1. When you get errors, what error codes are they?  What clues do they offer?

 

2. Your temperature device 9213 isn't spec'ed for anything close to 1000 Hz sampling.  Try dropping that down to 75 or less as shown in the spec sheet.

 

3. Your 9220 and 9222 aren't really sync'ed.  They're merely *almost* in sync because their task starts reside in the same sequence frame. 

 

4.  I would normally approach true sync on desktop boards using sample clocks alone, but because the same cDAQ chassis drives timing for all your devices, triggering might be a simpler way to sync them.

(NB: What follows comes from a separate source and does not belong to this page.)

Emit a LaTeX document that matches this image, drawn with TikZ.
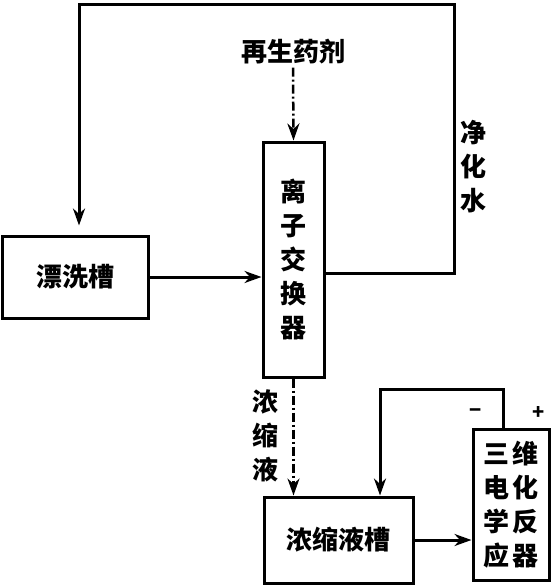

    I would configure the 9222 task to be triggered by the *internal* start trigger signal of the 9220 task, and then make sure that the 9222 task and the 9401 encoder task are started *before* the 9220 task.  See the embedded snippet as an illustration.

 

5.  You're requesting 1/50 second worth of samples each loop iteration, i.e., you have a nominal intended loop rate of 50 Hz.  Try requesting more samples each iteration so that you iterate and update GUI graphs & suchlike at a lower rate.  10 Hz is a fairly typical rule of thumb, though 3-5 is probably more than fast enough for a user's brain to interpret the complex pattern changes in a graph display.

 

 

-Kevin P

CAUTION! New LabVIEW adopters -- it's too late for me, but you *can* save yourself. The new subscription policy for LabVIEW puts NI's hand in your wallet for the rest of your working life. Are you sure you're *that* dedicated to LabVIEW? (Summary of my reasons in this post, part of a voluminous thread of mostly complaints starting here).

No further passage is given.